• _What to work on_:
Collect each line holding the string "this".
● ● ●
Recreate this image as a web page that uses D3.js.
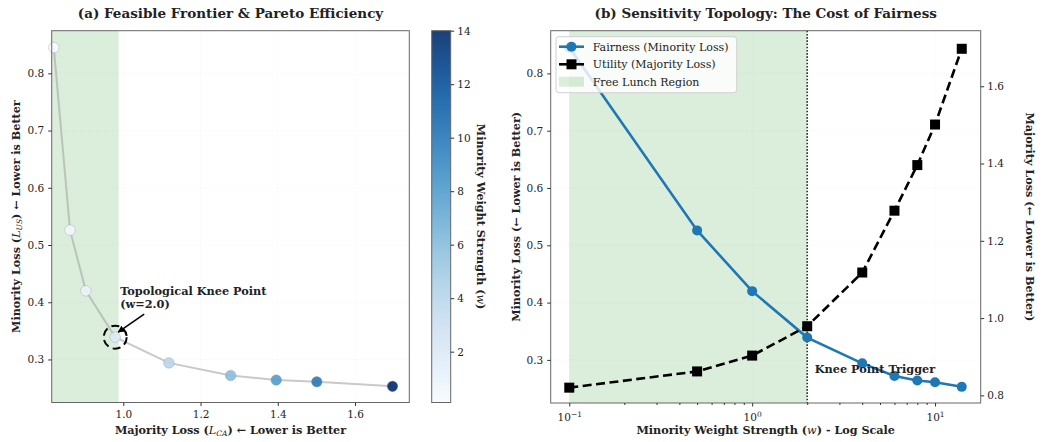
<!DOCTYPE html>
<html><head><meta charset="utf-8">
<script src="https://cdn.jsdelivr.net/npm/d3@7/dist/d3.min.js"></script>
<style>
body{margin:0;background:#fff}
svg text{font-family:"DejaVu Serif",serif;fill:#222}
</style>
</head><body>
<svg id="c" width="1042" height="442"></svg>
<script>
// ---- data ----
const weights      = [0.1, 0.5, 1, 2, 4, 6, 8, 10, 14];
const minorityLoss = [0.845, 0.526, 0.42, 0.339, 0.294, 0.272, 0.264, 0.261, 0.253];
const majorityLoss = [0.82, 0.862, 0.903, 0.979, 1.118, 1.278, 1.396, 1.501, 1.697];
const kneeIndex = 3;
const freeLunchEndMajority = 0.988;
const leftXTicks = [1.0, 1.2, 1.4, 1.6];
const lossTicks  = [0.3, 0.4, 0.5, 0.6, 0.7, 0.8];
const cbTicks    = [2, 4, 6, 8, 10, 12, 14];
const logTicks   = [0.1, 1, 10];
const logMinor   = [0.2,0.3,0.4,0.5,0.6,0.7,0.8,0.9,2,3,4,5,6,7,8,9];
const majTicks   = [0.8, 1.0, 1.2, 1.4, 1.6];
const legendLabels = ["Fairness (Minority Loss)", "Utility (Majority Loss)", "Free Lunch Region"];

const BLUE = "#1f77b4", GREEN = "rgba(0,128,0,0.14)", SPINE = "#666";
const svg = d3.select("#c");
svg.append("rect").attr("width",1042).attr("height",442).attr("fill","#fff");

const defs = svg.append("defs");
defs.append("marker").attr("id","arr").attr("viewBox","0 0 10 10").attr("refX",9).attr("refY",5)
  .attr("markerWidth",7).attr("markerHeight",7).attr("orient","auto-start-reverse")
  .attr("markerUnits","userSpaceOnUse")
  .append("path").attr("d","M0,0 L10,5 L0,10 Z").attr("fill","#000");

function styleAxis(g){
  g.select(".domain").remove();
  g.selectAll(".tick line").attr("stroke","#333");
  g.selectAll(".tick text").attr("font-size","10.5px").attr("font-family","DejaVu Serif").attr("fill","#222");
}
function frame(x0,y0,x1,y1){
  svg.append("rect").attr("x",x0).attr("y",y0).attr("width",x1-x0).attr("height",y1-y0)
    .attr("fill","none").attr("stroke",SPINE).attr("stroke-width",1);
}
function grid(xs, xv, ys, yv, x0,y0,x1,y1){
  const g = svg.append("g").attr("stroke","rgba(0,0,0,0.045)").attr("stroke-dasharray","2,2").attr("stroke-width",0.8);
  xv.forEach(v=>g.append("line").attr("x1",xs(v)).attr("x2",xs(v)).attr("y1",y0).attr("y2",y1));
  yv.forEach(v=>g.append("line").attr("y1",ys(v)).attr("y2",ys(v)).attr("x1",x0).attr("x2",x1));
}

// ================= Panel (a) =================
const A = {x0:51.7, x1:409.3, y0:30.7, y1:402.5};
const xA = d3.scaleLinear().domain([0.8146, 1.7405]).range([A.x0, A.x1]);
const yA = d3.scaleLinear().domain([0.2248, 0.8745]).range([A.y1, A.y0]);
const cNorm = d3.scaleLinear().domain([0.1, 14]).range([0,1]).clamp(true);
const cmap = w => d3.interpolateBlues(cNorm(w));

grid(xA, leftXTicks, yA, lossTicks, A.x0,A.y0,A.x1,A.y1);
svg.append("rect").attr("x",A.x0).attr("y",A.y0).attr("width",xA(freeLunchEndMajority)-A.x0)
  .attr("height",A.y1-A.y0).attr("fill",GREEN);

const ptsA = weights.map((w,i)=>({w, x:majorityLoss[i], y:minorityLoss[i]}));
svg.append("path").datum(ptsA)
  .attr("d", d3.line().x(d=>xA(d.x)).y(d=>yA(d.y)))
  .attr("fill","none").attr("stroke","#a9aea9").attr("stroke-opacity",0.65).attr("stroke-width",2);
svg.append("g").selectAll("circle").data(ptsA).join("circle")
  .attr("cx",d=>xA(d.x)).attr("cy",d=>yA(d.y)).attr("r",5.3)
  .attr("fill",d=>cmap(d.w)).attr("fill-opacity",0.92)
  .attr("stroke","rgba(150,150,150,0.6)").attr("stroke-width",0.6);

// knee annotation
const kx = xA(majorityLoss[kneeIndex]), ky = yA(minorityLoss[kneeIndex]);
svg.append("circle").attr("cx",kx).attr("cy",ky).attr("r",11.5).attr("fill","none")
  .attr("stroke","#000").attr("stroke-width",2).attr("stroke-dasharray","8,4.5");
svg.append("line").attr("x1",kx+29).attr("y1",ky-23).attr("x2",kx+3).attr("y2",ky-5)
  .attr("stroke","#000").attr("stroke-width",1.6).attr("marker-end","url(#arr)");
const kt = svg.append("text").attr("x",kx+5).attr("y",ky-42).attr("font-size","11.3px").attr("font-weight","bold").attr("fill","#000");
kt.append("tspan").attr("x",kx+5).text("Topological Knee Point");
kt.append("tspan").attr("x",kx+5).attr("dy","1.15em").text("(w=2.0)");

frame(A.x0,A.y0,A.x1,A.y1);
const axA = svg.append("g").attr("transform",`translate(0,${A.y1})`)
  .call(d3.axisBottom(xA).tickValues(leftXTicks).tickFormat(d3.format(".1f")).tickSize(3.5).tickPadding(5));
styleAxis(axA);
const ayA = svg.append("g").attr("transform",`translate(${A.x0},0)`)
  .call(d3.axisLeft(yA).tickValues(lossTicks).tickFormat(d3.format(".1f")).tickSize(3.5).tickPadding(4));
styleAxis(ayA);

svg.append("text").attr("x",(A.x0+A.x1)/2).attr("y",17.5).attr("text-anchor","middle")
  .attr("font-size","13.5px").attr("font-weight","bold").attr("fill","#111")
  .text("(a) Feasible Frontier & Pareto Efficiency");

// x label with math
const xl = svg.append("text").attr("x",(A.x0+A.x1)/2).attr("y",434).attr("text-anchor","middle")
  .attr("font-size","11.2px").attr("font-weight","bold").attr("fill","#333");
xl.append("tspan").text("Majority Loss (");
xl.append("tspan").attr("font-style","italic").attr("font-weight","normal").text("L");
xl.append("tspan").attr("font-style","italic").attr("font-weight","normal").attr("font-size","7.5px").attr("dy","2").text("CA");
xl.append("tspan").attr("dy","-2").text(") ← Lower is Better");

const yl = svg.append("text").attr("transform",`translate(20,${(A.y0+A.y1)/2}) rotate(-90)`).attr("text-anchor","middle")
  .attr("font-size","11.2px").attr("font-weight","bold").attr("fill","#333");
yl.append("tspan").text("Minority Loss (");
yl.append("tspan").attr("font-style","italic").attr("font-weight","normal").text("L");
yl.append("tspan").attr("font-style","italic").attr("font-weight","normal").attr("font-size","7.5px").attr("dy","2").text("US");
yl.append("tspan").attr("dy","-2").text(") ← Lower is Better");

// colorbar
const CB = {x0:431.7, x1:450.7, y0:30.7, y1:402.5};
const cbScale = d3.scaleLinear().domain([0.1,14]).range([CB.y1, CB.y0]);
const grad = defs.append("linearGradient").attr("id","cbg").attr("x1",0).attr("x2",0).attr("y1",1).attr("y2",0);
d3.range(0,1.0001,0.05).forEach(t=>grad.append("stop").attr("offset",t).attr("stop-color",d3.interpolateBlues(t)).attr("stop-opacity",0.92));
svg.append("rect").attr("x",CB.x0).attr("y",CB.y0).attr("width",CB.x1-CB.x0).attr("height",CB.y1-CB.y0)
  .attr("fill","url(#cbg)").attr("stroke",SPINE).attr("stroke-width",1);
const acb = svg.append("g").attr("transform",`translate(${CB.x1},0)`)
  .call(d3.axisRight(cbScale).tickValues(cbTicks).tickSize(3.5).tickPadding(3));
styleAxis(acb);
const cbl = svg.append("text").attr("transform",`translate(477,${(CB.y0+CB.y1)/2}) rotate(90)`).attr("text-anchor","middle")
  .attr("font-size","11.2px").attr("font-weight","bold").attr("fill","#333");
cbl.append("tspan").text("Minority Weight Strength (");
cbl.append("tspan").attr("font-style","italic").attr("font-weight","normal").text("w");
cbl.append("tspan").text(")");

// ================= Panel (b) =================
const B = {x0:550.7, x1:980.7, y0:30.7, y1:403};
const xB = d3.scaleLog().domain([Math.pow(10,-1.1016), Math.pow(10,1.2497)]).range([B.x0,B.x1]);
const yBL = d3.scaleLinear().domain([0.2248, 0.8745]).range([B.y1,B.y0]);
const yBR = d3.scaleLinear().domain([0.7803, 1.7438]).range([B.y1,B.y0]);

grid(xB, logTicks, yBL, lossTicks, B.x0,B.y0,B.x1,B.y1);
svg.append("rect").attr("x",xB(weights[0])).attr("y",B.y0).attr("width",xB(weights[kneeIndex])-xB(weights[0]))
  .attr("height",B.y1-B.y0).attr("fill",GREEN);
svg.append("line").attr("x1",xB(weights[kneeIndex])).attr("x2",xB(weights[kneeIndex])).attr("y1",B.y0).attr("y2",B.y1)
  .attr("stroke","#333").attr("stroke-width",1.6).attr("stroke-dasharray","1.6,1.6");

const ptsB = weights.map((w,i)=>({w, m:minorityLoss[i], M:majorityLoss[i]}));
svg.append("path").datum(ptsB).attr("d",d3.line().x(d=>xB(d.w)).y(d=>yBL(d.m)))
  .attr("fill","none").attr("stroke",BLUE).attr("stroke-width",2.6);
svg.append("g").selectAll("circle").data(ptsB).join("circle")
  .attr("cx",d=>xB(d.w)).attr("cy",d=>yBL(d.m)).attr("r",5).attr("fill",BLUE);

svg.append("text").attr("x",xB(2.2)).attr("y",yBL(0.277)).attr("font-size","11.3px").attr("font-weight","bold").attr("fill","#000")
  .text("Knee Point Trigger");

svg.append("path").datum(ptsB).attr("d",d3.line().x(d=>xB(d.w)).y(d=>yBR(d.M)))
  .attr("fill","none").attr("stroke","#000").attr("stroke-width",2.6).attr("stroke-dasharray","9,4.5");
svg.append("g").selectAll("rect").data(ptsB).join("rect")
  .attr("x",d=>xB(d.w)-5).attr("y",d=>yBR(d.M)-5).attr("width",10).attr("height",10).attr("fill","#000");

// legend
const L = svg.append("g");
L.append("rect").attr("x",556).attr("y",36.7).attr("width",180.7).attr("height",56).attr("rx",3)
  .attr("fill","#fff").attr("fill-opacity",0.82).attr("stroke","#d0d0d0").attr("stroke-width",1);
const rowsY = [46.7, 64.3, 81.7];
L.append("line").attr("x1",559).attr("x2",584).attr("y1",rowsY[0]).attr("y2",rowsY[0]).attr("stroke",BLUE).attr("stroke-width",2.6);
L.append("circle").attr("cx",571.5).attr("cy",rowsY[0]).attr("r",5).attr("fill",BLUE);
L.append("line").attr("x1",559).attr("x2",584).attr("y1",rowsY[1]).attr("y2",rowsY[1]).attr("stroke","#000").attr("stroke-width",2.6);
L.append("rect").attr("x",566.5).attr("y",rowsY[1]-5).attr("width",10).attr("height",10).attr("fill","#000");
L.append("rect").attr("x",559).attr("y",rowsY[2]-5).attr("width",25).attr("height",10).attr("fill",GREEN);
L.selectAll("text.lg").data(legendLabels).join("text").attr("class","lg")
  .attr("x",592.7).attr("y",(d,i)=>rowsY[i]).attr("dy","0.35em")
  .attr("font-size","11px").attr("fill","#333").text(d=>d);

frame(B.x0,B.y0,B.x1,B.y1);
const axB = svg.append("g").attr("transform",`translate(0,${B.y1})`)
  .call(d3.axisBottom(xB).tickValues(logTicks).tickFormat("").tickSize(3.5).tickPadding(5));
styleAxis(axB);
axB.selectAll(".tick").each(function(d){
  const t = d3.select(this).append("text").attr("y",17.5).attr("text-anchor","middle")
    .attr("font-size","10.5px").attr("fill","#222");
  t.append("tspan").text("10");
  t.append("tspan").attr("dy","-4").attr("font-size","7.5px").text(String(Math.round(Math.log10(d))).replace("-","−"));
});
const axBm = svg.append("g").attr("transform",`translate(0,${B.y1})`)
  .call(d3.axisBottom(xB).tickValues(logMinor).tickFormat("").tickSize(2));
styleAxis(axBm);
const ayBL = svg.append("g").attr("transform",`translate(${B.x0},0)`)
  .call(d3.axisLeft(yBL).tickValues(lossTicks).tickFormat(d3.format(".1f")).tickSize(3.5).tickPadding(4));
styleAxis(ayBL);
const ayBR = svg.append("g").attr("transform",`translate(${B.x1},0)`)
  .call(d3.axisRight(yBR).tickValues(majTicks).tickFormat(d3.format(".1f")).tickSize(3.5).tickPadding(3));
styleAxis(ayBR);

svg.append("text").attr("x",(B.x0+B.x1)/2).attr("y",17.5).attr("text-anchor","middle")
  .attr("font-size","13.5px").attr("font-weight","bold").attr("fill","#111")
  .text("(b) Sensitivity Topology: The Cost of Fairness");
const xlb = svg.append("text").attr("x",(B.x0+B.x1)/2).attr("y",434).attr("text-anchor","middle")
  .attr("font-size","11.2px").attr("font-weight","bold").attr("fill","#333");
xlb.append("tspan").text("Minority Weight Strength (");
xlb.append("tspan").attr("font-style","italic").attr("font-weight","normal").text("w");
xlb.append("tspan").text(") - Log Scale");
svg.append("text").attr("transform",`translate(519.5,${(B.y0+B.y1)/2}) rotate(-90)`).attr("text-anchor","middle")
  .attr("font-size","11.2px").attr("font-weight","bold").attr("fill",BLUE)
  .text("Minority Loss (← Lower is Better)");
svg.append("text").attr("transform",`translate(1026,${(B.y0+B.y1)/2}) rotate(90)`).attr("text-anchor","middle")
  .attr("font-size","11.2px").attr("font-weight","bold").attr("fill","#111")
  .text("Majority Loss (← Lower is Better)");
</script>
</body></html>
● ● ●
• _Exercise result_:
Recreate this image as a web page that uses D3.js.
  const t = d3.select(this).append("text").attr("y",17.5).attr("text-anchor","middle")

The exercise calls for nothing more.